## Data entries
**********

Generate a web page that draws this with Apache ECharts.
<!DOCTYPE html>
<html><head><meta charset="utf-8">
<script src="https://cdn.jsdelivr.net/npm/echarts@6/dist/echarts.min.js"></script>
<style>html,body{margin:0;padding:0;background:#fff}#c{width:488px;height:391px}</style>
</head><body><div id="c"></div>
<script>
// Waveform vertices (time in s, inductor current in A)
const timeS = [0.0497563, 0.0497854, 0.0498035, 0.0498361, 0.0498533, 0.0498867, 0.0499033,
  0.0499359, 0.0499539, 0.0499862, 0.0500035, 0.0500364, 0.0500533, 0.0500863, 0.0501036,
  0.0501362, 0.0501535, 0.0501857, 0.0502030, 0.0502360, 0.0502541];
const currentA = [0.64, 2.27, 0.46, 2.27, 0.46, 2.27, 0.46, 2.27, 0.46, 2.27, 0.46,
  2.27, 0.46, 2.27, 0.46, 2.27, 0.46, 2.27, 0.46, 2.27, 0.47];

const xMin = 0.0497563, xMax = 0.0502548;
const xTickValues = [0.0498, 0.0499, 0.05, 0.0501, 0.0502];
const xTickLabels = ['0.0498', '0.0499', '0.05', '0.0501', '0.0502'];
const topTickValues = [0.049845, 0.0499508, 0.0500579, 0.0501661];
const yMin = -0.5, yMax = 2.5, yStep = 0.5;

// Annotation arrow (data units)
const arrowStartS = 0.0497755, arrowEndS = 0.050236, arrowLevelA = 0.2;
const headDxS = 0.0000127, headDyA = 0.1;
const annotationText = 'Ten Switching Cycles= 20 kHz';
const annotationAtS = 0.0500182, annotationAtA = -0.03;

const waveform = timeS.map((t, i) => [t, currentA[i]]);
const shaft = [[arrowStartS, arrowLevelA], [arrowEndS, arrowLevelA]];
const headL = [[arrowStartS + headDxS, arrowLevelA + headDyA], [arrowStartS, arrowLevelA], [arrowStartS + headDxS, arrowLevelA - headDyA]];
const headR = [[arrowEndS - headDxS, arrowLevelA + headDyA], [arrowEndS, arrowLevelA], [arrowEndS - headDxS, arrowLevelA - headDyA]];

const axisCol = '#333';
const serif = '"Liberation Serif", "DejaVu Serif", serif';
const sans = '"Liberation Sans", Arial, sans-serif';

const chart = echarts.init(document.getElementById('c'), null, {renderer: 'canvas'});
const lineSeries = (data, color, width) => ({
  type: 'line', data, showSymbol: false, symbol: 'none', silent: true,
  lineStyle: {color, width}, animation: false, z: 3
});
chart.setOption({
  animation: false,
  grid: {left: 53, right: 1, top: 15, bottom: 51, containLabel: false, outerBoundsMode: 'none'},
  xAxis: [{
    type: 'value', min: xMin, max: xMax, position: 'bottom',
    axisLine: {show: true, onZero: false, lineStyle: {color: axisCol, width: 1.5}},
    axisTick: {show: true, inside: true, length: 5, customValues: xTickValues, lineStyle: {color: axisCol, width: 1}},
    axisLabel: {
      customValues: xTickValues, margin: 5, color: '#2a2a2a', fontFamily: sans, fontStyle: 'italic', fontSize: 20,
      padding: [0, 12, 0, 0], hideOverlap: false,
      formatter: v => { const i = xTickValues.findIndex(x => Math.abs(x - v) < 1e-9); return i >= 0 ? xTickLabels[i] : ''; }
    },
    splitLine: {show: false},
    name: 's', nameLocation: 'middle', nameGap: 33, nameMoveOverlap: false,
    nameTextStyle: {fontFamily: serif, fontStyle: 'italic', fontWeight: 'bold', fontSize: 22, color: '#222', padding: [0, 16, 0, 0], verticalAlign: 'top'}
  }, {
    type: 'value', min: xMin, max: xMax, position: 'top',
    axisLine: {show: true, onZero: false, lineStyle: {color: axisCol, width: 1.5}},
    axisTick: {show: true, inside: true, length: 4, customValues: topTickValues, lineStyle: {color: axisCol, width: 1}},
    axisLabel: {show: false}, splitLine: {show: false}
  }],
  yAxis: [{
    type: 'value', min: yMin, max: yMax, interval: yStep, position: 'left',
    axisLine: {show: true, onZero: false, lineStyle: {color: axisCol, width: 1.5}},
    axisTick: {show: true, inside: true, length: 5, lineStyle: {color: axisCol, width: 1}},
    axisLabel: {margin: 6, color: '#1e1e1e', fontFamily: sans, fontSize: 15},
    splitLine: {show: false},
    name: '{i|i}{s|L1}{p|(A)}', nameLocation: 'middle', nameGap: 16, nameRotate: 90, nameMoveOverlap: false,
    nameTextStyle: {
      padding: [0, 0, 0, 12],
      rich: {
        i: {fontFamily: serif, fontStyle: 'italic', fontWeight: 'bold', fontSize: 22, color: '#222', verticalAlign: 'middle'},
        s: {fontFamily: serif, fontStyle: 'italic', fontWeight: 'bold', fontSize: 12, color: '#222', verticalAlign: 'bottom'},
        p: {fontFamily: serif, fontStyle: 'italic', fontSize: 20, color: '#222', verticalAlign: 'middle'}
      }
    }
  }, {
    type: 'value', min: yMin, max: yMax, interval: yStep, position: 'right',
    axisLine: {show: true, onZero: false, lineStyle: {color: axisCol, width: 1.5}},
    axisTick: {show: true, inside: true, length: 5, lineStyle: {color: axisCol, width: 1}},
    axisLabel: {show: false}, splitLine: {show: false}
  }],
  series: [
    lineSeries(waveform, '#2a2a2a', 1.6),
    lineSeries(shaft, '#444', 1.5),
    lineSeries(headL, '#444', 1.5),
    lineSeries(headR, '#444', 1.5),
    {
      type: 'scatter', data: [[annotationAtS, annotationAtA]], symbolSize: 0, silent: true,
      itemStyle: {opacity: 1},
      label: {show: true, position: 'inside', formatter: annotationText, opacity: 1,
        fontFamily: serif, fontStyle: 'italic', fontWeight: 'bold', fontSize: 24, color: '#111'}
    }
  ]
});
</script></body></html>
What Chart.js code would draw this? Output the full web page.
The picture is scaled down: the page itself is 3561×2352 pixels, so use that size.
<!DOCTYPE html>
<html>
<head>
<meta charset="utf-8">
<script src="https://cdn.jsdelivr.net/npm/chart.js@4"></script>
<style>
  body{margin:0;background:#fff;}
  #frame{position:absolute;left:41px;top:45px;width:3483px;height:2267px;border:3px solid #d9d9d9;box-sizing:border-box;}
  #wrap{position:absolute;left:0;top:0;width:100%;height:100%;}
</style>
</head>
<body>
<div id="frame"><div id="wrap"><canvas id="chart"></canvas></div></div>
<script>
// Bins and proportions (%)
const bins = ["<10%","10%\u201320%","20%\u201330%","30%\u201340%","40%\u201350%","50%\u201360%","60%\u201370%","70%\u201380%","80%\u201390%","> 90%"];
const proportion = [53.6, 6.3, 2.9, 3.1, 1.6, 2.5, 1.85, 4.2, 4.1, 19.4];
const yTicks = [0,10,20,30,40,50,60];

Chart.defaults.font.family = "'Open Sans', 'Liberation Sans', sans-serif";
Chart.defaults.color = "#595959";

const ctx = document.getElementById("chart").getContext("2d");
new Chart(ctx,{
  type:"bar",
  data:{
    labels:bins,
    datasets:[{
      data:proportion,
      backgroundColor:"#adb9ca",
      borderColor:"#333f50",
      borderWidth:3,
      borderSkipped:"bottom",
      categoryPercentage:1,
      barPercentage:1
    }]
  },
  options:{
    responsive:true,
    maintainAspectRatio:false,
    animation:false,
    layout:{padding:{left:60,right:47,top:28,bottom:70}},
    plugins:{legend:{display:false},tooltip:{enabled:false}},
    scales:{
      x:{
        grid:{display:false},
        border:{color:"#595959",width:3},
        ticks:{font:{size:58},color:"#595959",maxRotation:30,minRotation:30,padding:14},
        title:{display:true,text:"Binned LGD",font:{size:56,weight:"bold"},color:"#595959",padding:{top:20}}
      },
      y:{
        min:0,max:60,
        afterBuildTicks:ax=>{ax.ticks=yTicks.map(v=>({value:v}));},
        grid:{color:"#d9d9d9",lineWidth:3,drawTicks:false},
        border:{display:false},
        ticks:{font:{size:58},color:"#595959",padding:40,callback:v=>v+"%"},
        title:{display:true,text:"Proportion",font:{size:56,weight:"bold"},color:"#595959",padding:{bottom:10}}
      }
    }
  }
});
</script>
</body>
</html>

**********

Beginning at the first line of the records, give again each line exactly as written, ending with the line that contains "const yMin = -0.5, yMax = 2.5, yStep = 0.5;".

## Full response
Generate a web page that draws this with Apache ECharts.
<!DOCTYPE html>
<html><head><meta charset="utf-8">
<script src="https://cdn.jsdelivr.net/npm/echarts@6/dist/echarts.min.js"></script>
<style>html,body{margin:0;padding:0;background:#fff}#c{width:488px;height:391px}</style>
</head><body><div id="c"></div>
<script>
// Waveform vertices (time in s, inductor current in A)
const timeS = [0.0497563, 0.0497854, 0.0498035, 0.0498361, 0.0498533, 0.0498867, 0.0499033,
  0.0499359, 0.0499539, 0.0499862, 0.0500035, 0.0500364, 0.0500533, 0.0500863, 0.0501036,
  0.0501362, 0.0501535, 0.0501857, 0.0502030, 0.0502360, 0.0502541];
const currentA = [0.64, 2.27, 0.46, 2.27, 0.46, 2.27, 0.46, 2.27, 0.46, 2.27, 0.46,
  2.27, 0.46, 2.27, 0.46, 2.27, 0.46, 2.27, 0.46, 2.27, 0.47];

const xMin = 0.0497563, xMax = 0.0502548;
const xTickValues = [0.0498, 0.0499, 0.05, 0.0501, 0.0502];
const xTickLabels = ['0.0498', '0.0499', '0.05', '0.0501', '0.0502'];
const topTickValues = [0.049845, 0.0499508, 0.0500579, 0.0501661];
const yMin = -0.5, yMax = 2.5, yStep = 0.5;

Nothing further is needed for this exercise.